Polen

Deutschland ist Kaczynski fremd

Berlin/Warschau (n-ost) – Von Deutschland kennt Polens Präsident Lech Kaczynski bisher eigentlich nur den Frankfurter Flughafen – vom Umsteigen in eine andere Maschine. In einem Interview räumte der 56-Jährige ein: „Ich habe viele europäische Staaten bereist, nur Deutschland noch nicht.“ Erst diesen Mittwoch und Donnerstag holt Kaczynski dies mit einem Berlinbesuch nach. Das Programm lässt allerdings kaum Platz für Sightseeing. Im Mittelpunkt stehen die Gespräche mit Bundeskanzlerin Angela Merkel und Bundespräsident Horst Köhler sowie eine Rede an der Humboldt-Universität zum Thema „Solidarisches Europa“.

Nicht ohne Grund mied Kaczynski Deutschland bisher sowohl privat als auch als Präsident. Sein Misstrauen gegenüber dem Nachbarland sitzt so tief, dass er es vor seiner Wahl im Oktober als die „größte Gefahr“ neben Russland bezeichnete. Geprägt hat ihn seine Kindheit in dem von Deutschen im Zweiten Weltkrieg völlig zerstörten Warschau. Sein Vater Rajmund, der beim Warschauer Aufstand 1944 verwundet wurde, starb früh.

Kaczynski brüstete sich sogar vor einiger Zeit damit, keinen Kontakt zu deutschen Politikern zu haben. Tatsächlich ließ er im vergangenen Spätsommer als damaliger Warschauer Oberbürgermeister ein Gesprächsangebot Köhlers bei dessen Polenbesuch einfach unbeantwortet.

Auch bei Merkels Antrittsbesuch Anfang Dezember in Warschau kam es zu einem kleinen Affront. Lech Kaczynskis Zwillingsbruder Jaroslaw, der die Regierungs- und Präsidentenpartei Recht und Gerechtigkeit führt, sagte sein geplantes Treffen mit der Kanzlerin sehr kurzfristig ab. Ihn störte, dass sie sich auch mit Oppositionsführer Donald Tusk von der CDU-Partnerpartei Bürgerplattform treffen wollte. Zu einem Fiasko geriet schon Anfang der neunziger Jahre eine Begegnung von Jaroslaw mit Helmut Kohl in Bonn, bei dem er mit Parolen gegen Kommunisten den damaligen Bundeskanzler für seine neue polnische Partei begeistern wollte.

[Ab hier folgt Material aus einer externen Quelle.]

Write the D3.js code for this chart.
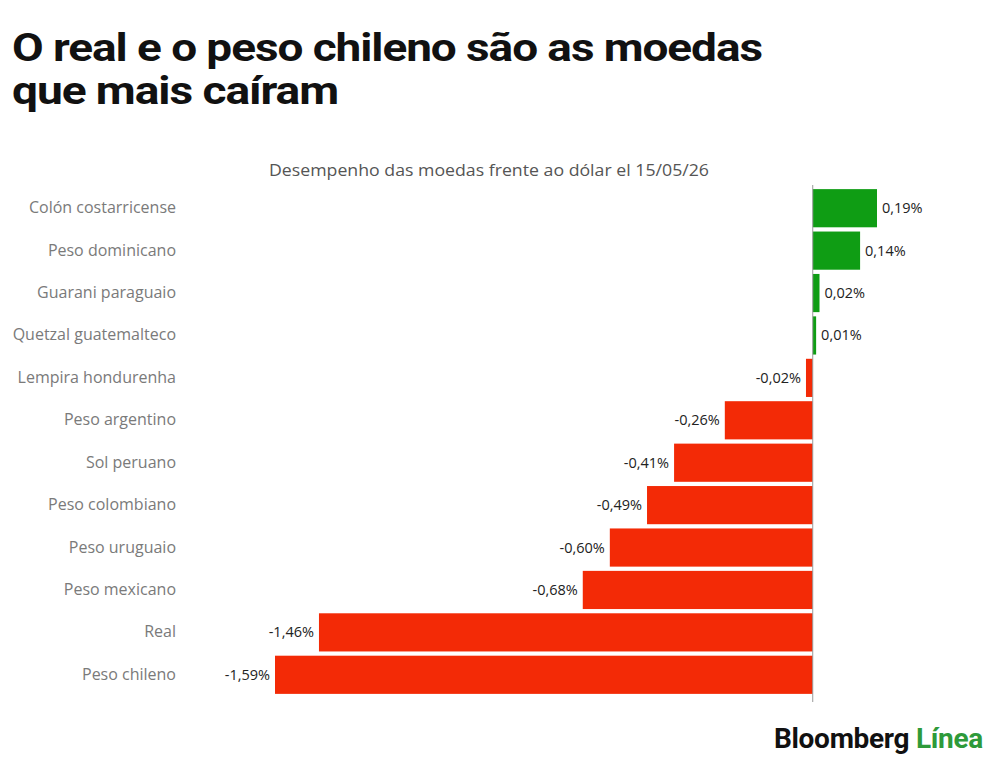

Die späte Folge: „Recht und Gerechtigkeit“ gehört nun im Europaparlament nicht dem Lager der Christdemokraten an, sondern bildet mit rechtsradikalen Parteien wie der italienischen Alleanza Nazionale eine Fraktion.

Auf Konfrontationskurs mit Deutschland geht Lech Kaczynski inzwischen auch verbal nicht mehr. Als Präsident betont er immer wieder: „Ich habe nichts gegen die Deutschen. Ich bin ein Freund der Deutschen.“ Besonders die klassische Musik bewundere er am Nachbarland. Er wünsche sich enge Beziehungen zwischen Berlin und Warschau. Auch Merkel macht er Komplimente und nennt sie „eine sehr sympathische Frau“. Das ändert freilich nichts an seiner unmissverständlichen Ablehnung des in Berlin geplanten „Zentrums gegen Vertreibungen“ und der Erdgas-Pipeline von Russland nach Deutschland, die an Polen vorbei durch die Ostsee verlegt werden soll. Beide Neins waren schon immer Konsens unter allen polnischen Parteien.

„In Berlin wächst die Frustration über Warschau“, analysierte am Montag die Gazeta Wyborcza die deutschen Probleme mit dem neuen Präsidenten. So käme etwa Lech Kaczynskis Satz schlecht an, es läge im polnischen Interesse, Paris vor Berlin zu besuchen. Seine Reiseprioritäten unterscheiden sich ohne Zweifel: Während sich Merkel kurz nach Regierungsantritt nach Warschau aufmachte, steht Berlin auf Kaczynskis Reiseliste erst hinter dem Vatikan, den USA, Tschechien, Frankreich und der Ukraine.

Kaczynskis Amtsvorgänger, dem Sozialdemokraten Aleksander Kwasniewski, waren die Beziehungen zum Nachbarland viel wichtiger. Er kam in seinen zehn Jahren als Staatschef sogar 35mal nach Deutschland.